Service on a farm does not appear to have appealed to Sophie. She escaped to Portsmouth, where she found a job as hotel chambermaid. Tiring of that, she went to London and became a milliner's assistant. A little affair we hear, in which a mere water-carrier was an equal participant, lost Sophie her place. We next have word of her imitating Nell Gwynn, both in selling oranges to playgoers and in becoming an actress--not, however, at Old Drury, but at the other patent theatre, Covent Garden. Save that as a comedian she never took London by storm, and that she lacked Nell's unfailing good humour, Sophie in her career matches Nell in more than superficial particulars. Between selling oranges and appearing on the stage Sophie seems to have touched bottom for a time in poverty. But her charms as an actress captivated an officer by and by, and she was established as his mistress in a house at Turnham Green. Tiring of her after a time--Sophie, it is probable, became exigeant with increased comfort--her protector left her with an annuity of L50.

The annuity does not appear to have done Sophie much good. We next hear of her as servant-maid in a Piccadilly brothel, a lupanar much patronized by wealthy emigres from France, among whom was Louis-Henri-Joseph, Duc de Bourbon and later Prince de Conde, a man at that time of about fifty-four.
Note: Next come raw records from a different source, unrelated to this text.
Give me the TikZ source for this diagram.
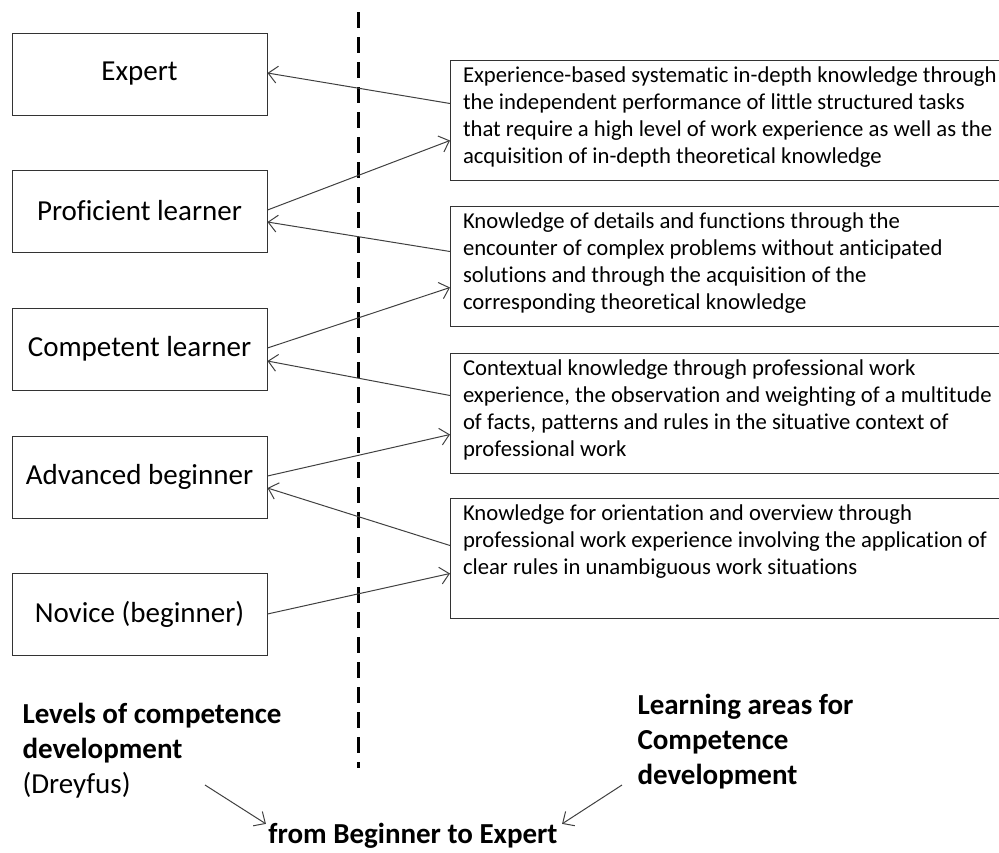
\documentclass[tikz,border=0pt]{standalone}
\usepackage{fontspec}
\setmainfont{Carlito}[Ligatures=NoCommon]
\usetikzlibrary{arrows.meta}

% fixed-height text block for the learning areas, text kept at the top
\newcommand{\areatext}[1]{\parbox[c][108pt][t]{545pt}{\raggedright #1}}

\begin{document}
\begin{tikzpicture} [x=1pt, y=-1pt, line width=1pt,
  level/.style={draw=black!80, rectangle, minimum width=255pt, minimum height=82pt, inner sep=0pt, font=\fontsize{29}{34}\selectfont},
  area/.style={draw=black!80, rectangle, anchor=north west, minimum width=570pt, inner xsep=12pt, inner ysep=6pt, font=\fontsize{22.7}{27}\selectfont},
  link/.style={draw=black!75, -{Straight Barb[length=9pt,width=17pt]}},
  caption/.style={anchor=north west, align=left, inner sep=0pt, font=\fontsize{29}{35}\selectfont\bfseries}]

\useasboundingbox (0,0) rectangle (999,852);
\clip (0,0) rectangle (999,852);

% Dreyfus levels
\node at (139.5,74) [level] (expert) {Expert};
\node at (139.5,211) [level] (prof) {Proficient learner};
\node at (139.5,349) [level] (comp) {Competent learner};
\node at (139.5,477) [level] (adv) {Advanced beginner};
\node at (139.5,614) [level] (nov) {Novice (beginner)};

% learning areas
\node at (450,60) [area] (a1) {\areatext{Experience-based systematic in-depth knowledge through\\the independent performance of little structured tasks\\that require a high level of work experience as well as the\\acquisition of in-depth theoretical knowledge}};
\node at (450,206) [area] (a2) {\areatext{Knowledge of details and functions through the\\encounter of complex problems without anticipated\\solutions and through the acquisition of the\\corresponding theoretical knowledge}};
\node at (450,353) [area] (a3) {\areatext{Contextual knowledge through professional work\\experience, the observation and weighting of a multitude\\of facts, patterns and rules in the situative context of\\professional work}};
\node at (450,498) [area] (a4) {\areatext{Knowledge for orientation and overview through\\professional work experience involving the application of\\clear rules in unambiguous work situations}};

% divider
\coordinate (divtop) at (358,12);
\coordinate (divbot) at (358,768);
\draw [line width=3pt, dash pattern=on 16pt off 9pt] (divtop) -- (divbot);

% links between levels and areas
\path ([yshift=17pt]a1.west) edge [link] ([yshift=1pt]expert.east);
\path ([yshift=1pt]prof.east) edge [link] ([yshift=-20pt]a1.west);
\path ([yshift=15pt]a2.west) edge [link] ([yshift=-11pt]prof.east);
\path ([yshift=1pt]comp.east) edge [link] ([yshift=-21pt]a2.west);
\path ([yshift=18pt]a3.west) edge [link] ([yshift=-12pt]comp.east);
\path ([yshift=1pt]adv.east) edge [link] ([yshift=-21pt]a3.west);
\path ([yshift=13pt]a4.west) edge [link] ([yshift=-11pt]adv.east);
\path (nov.east) edge [link] ([yshift=-15pt]a4.west);

% captions
\node at (22,703) [caption] (levels) {Levels of competence\\development\\{\mdseries (Dreyfus)}};
\node at (637,694) [caption] (areas) {Learning areas for\\Competence\\development};
\node at (413,836) [caption, anchor=center] (goal) {from Beginner to Expert};

\coordinate (lfrom) at (205,785);
\coordinate (rfrom) at (622,785);
\path (lfrom) edge [link] ([shift={(-2pt,-1pt)}]goal.north west);
\path (rfrom) edge [link] ([shift={(4pt,-1pt)}]goal.north east);

\end{tikzpicture}
\end{document}
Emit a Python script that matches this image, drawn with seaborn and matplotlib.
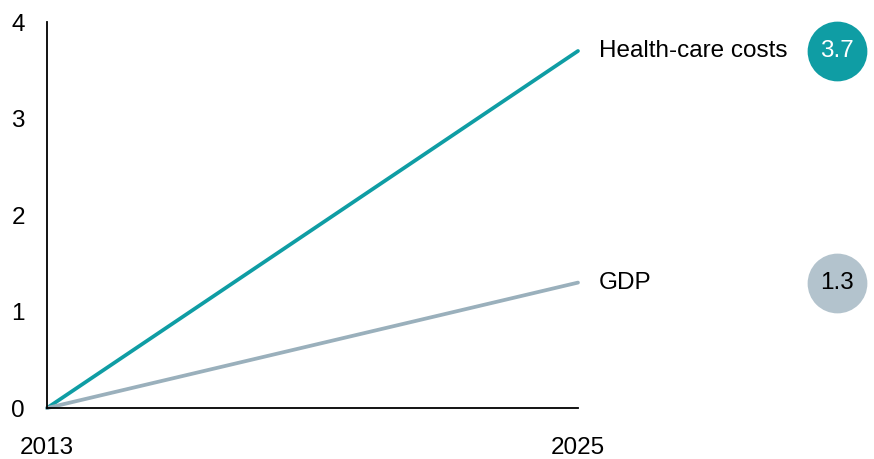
import matplotlib
matplotlib.use("Agg")
import matplotlib.pyplot as plt
import matplotlib.transforms as mtransforms
import pandas as pd
import seaborn as sns

years = [2013, 2025]
health_costs = [0, 3.7]
gdp = [0, 1.3]
series_names = ["Health-care costs", "GDP"]
end_labels = ["3.7", "1.3"]

teal = "#0f9da4"
grey_line = "#9ab0bc"
grey_dot = "#b3c3cd"

sns.set_style("white")
plt.rcParams['font.family'] = ['Liberation Sans', 'DejaVu Sans']

df = pd.DataFrame({
    "year": years * 2,
    "value": health_costs + gdp,
    "series": [series_names[0]] * 2 + [series_names[1]] * 2,
})

fig = plt.figure(figsize=(8.74, 4.59), dpi=100)
ax = fig.add_axes([0.0538, 0.111, 0.6075, 0.841])

sns.lineplot(data=df, x="year", y="value", hue="series",
             palette={series_names[0]: teal, series_names[1]: grey_line},
             linewidth=2.7, legend=False, ax=ax, clip_on=False)

ax.set_xlim(years[0], years[1])
ax.set_ylim(0, 4)
ax.set_xticks(years)
ax.set_yticks([0, 1, 2, 3, 4])
ax.set_xlabel("")
ax.set_ylabel("")
ax.tick_params(axis="y", length=0, pad=16, labelsize=17.5, colors="black")
ax.tick_params(axis="x", length=0, pad=21, labelsize=17.5, colors="black")
sns.despine(ax=ax)
for side in ["left", "bottom"]:
    ax.spines[side].set_color("black")
    ax.spines[side].set_linewidth(1.3)

trans = mtransforms.blended_transform_factory(ax.transAxes, ax.transData)
ends = [health_costs[-1], gdp[-1]]
dot_colors = [teal, grey_dot]
for name, val, lab, col in zip(series_names, ends, end_labels, dot_colors):
    ax.text(1.04, val, name, transform=trans, ha="left", va="center",
            fontsize=17.5, color="black")
    ax.scatter([1.488], [val], s=1850, color=col, transform=trans,
               clip_on=False, zorder=5, linewidths=0)
    ax.text(1.488, val, lab, transform=trans, ha="center", va="center",
            fontsize=17.5, color="white" if col == teal else "black", zorder=6)

fig.savefig("out.png", dpi=100)
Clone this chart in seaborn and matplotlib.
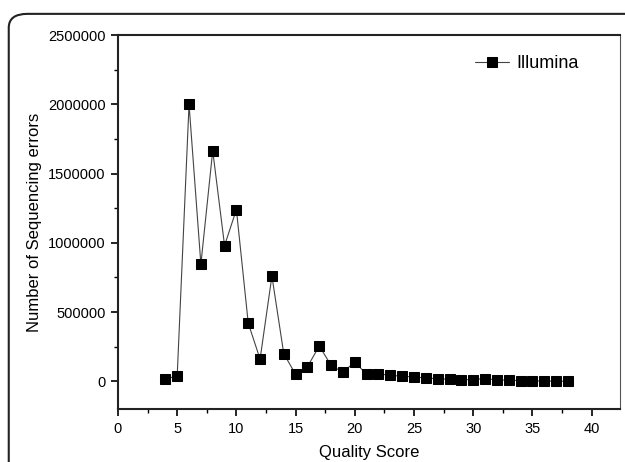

The Duc's attention was directed to the good looks of Sophie by a manservant of his. Mme Montagu says of Sophie at this time that "her face had already lost the first bloom of youth and innocence." Now, one wonders if that really was so, or if Mme Montagu is making a shot at a hazard. She describes Sophie a little earlier than this as having developed into a fine young woman, not exactly pretty or handsome, but she held her head gracefully, and her regular features were illumined by a pair of remarkably bright and intelligent eyes. She was tall and squarely built, with legs and arms which might have served as models for a statue of Hercules. Her muscular force was extraordinary. Her lips were rather thin, and she had an ugly habit of contracting them when she was angry. Her intelligence was above the average, and she had a good share of wit.